Саму позицию Гомбриха можно интерпретировать как в некотором роде указующий жест-иероглиф, подразумевающий истинность как указуемость, наличие связи-общности и не более того. Но и не менее, ибо, напомним, это указание на принципиальную и непрестанную фальсифицируемость любой познавательной дискурсивности. Вопрос лишь в том, возможно ли отождествлять (уподоблять – вновь образ или метафора сходства!) дискурсивность познавательную и художественную? Не в ней ли кроется единственная общность – как раз жестикуляция-указательность?

Митчелл достаточно подробно описывает эту стратегию, и мы можем последовать за ним, чтобы – в свою очередь – убедиться, что на этом пути нас не поджидают новые власти и силы, по-новому (или скрыто по-старому) посягающие на нашу свободу.

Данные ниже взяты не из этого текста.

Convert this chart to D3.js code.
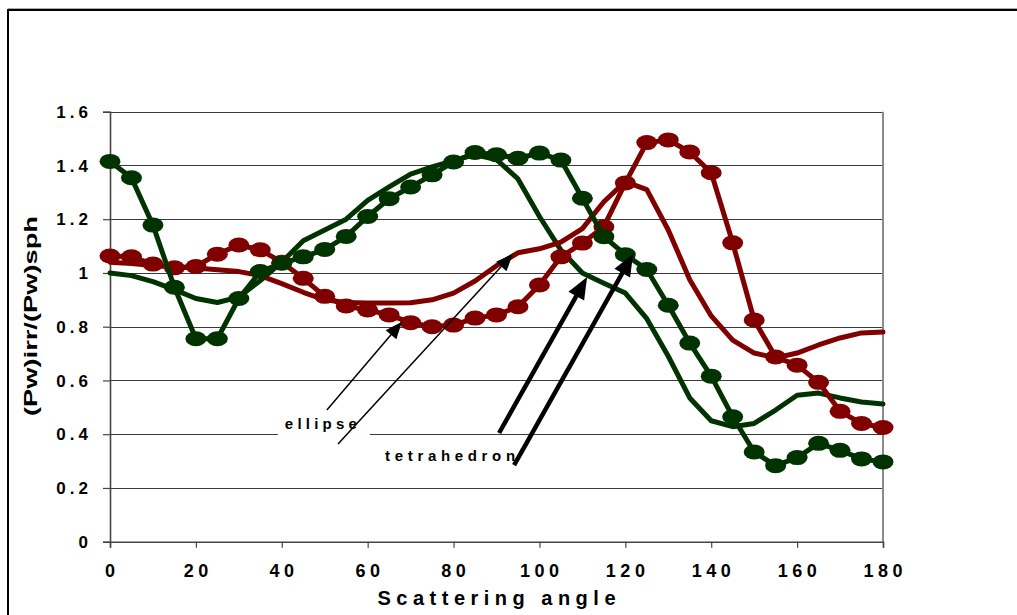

Претензии к Гомбриху – уже в его базовых допущениях: это, с одной стороны, теория коммуникации, с другой – философия науки Поппера, а главное – отождествление визуально-художественной активности с активностью научной, причем с одинаковой схемой научного и изобразительного поиска по принципу проб и ошибок (то есть гипотез и их подтверждения/опровержения (фальсификации). И перспектива выступает именно как метод, помогающий приспосабливать заранее заданные визуальные схемы к данным («отображениям») зримого мира. Акты мышления согласуются с «фактами зрения». Возражение состоит в том, что нет никаких непосредственных данных опыта (сам Гомбрих говорит, что «невинный глаз слеп»), нет ни в каком виде «голой действительности», но есть мир, «с самого начала облаченный в одежды наших репрезентационных систем»[207]. С допустимой долей метафорики можно предположить, что «голая действительность» в своем «неприкрытом виде» как раз и претендует на положение нового идола, ожидающего поклонения-жертвоприношения в виде научной объективности. Но и наряды культурных практик – не новые ли платья или даже средства камуфляжа?

Митчелл непреклонен и чеканно ясен в своих возражениях Гомбриху:

…я защищаю тот релятивизм, который рассматривает познание как социальный продукт, как повод для диалога между разными версиями мира, в конце концов – различными языками, идеологиями и формами репрезентации; представление, будто имеется «одна» научная метода, настолько подвижная и всеохватная, что способна объять и подвергнуть оценке все различия, будучи в состоянии посреди них выступать в роли судии, – это и есть самая настоящая идеология, очень удобная для ученого и социальной системы, переоценивающих авторитет наук, но совершенно ложная как в теории, так и на практике[208].

Со ссылкой на Пола Фейерабенда Митчелл говорит о науке как не владеющей никакими нейтральными фактами, способными фальсифицировать гипотезы: она есть

неорганизованный и сущностно политический процесс, где авторитет фактов обоснован тем обстоятельством, что они суть конститутивные составляющие такой модели мира, которая создается именно для того, чтобы выглядеть естественной данностью.

Согласно Файерабенду, научный прогресс – это эффект риторической практики, в которой действует принцип как индукции, так и «контриндукции», то есть сознательного игнорирования некоторых данных или их отрицания – вплоть до принятия таких теорий, которые описывают вещи, никогда не происходившие (это и есть самые радикальные открытия). Эксперимент вовсе не есть пассивное наблюдение, но сознательное «введение новых правил опыта» благодаря непосредственно проявляемой воле, направленной на подтверждение того, что противоречит чувственному опыту как таковому.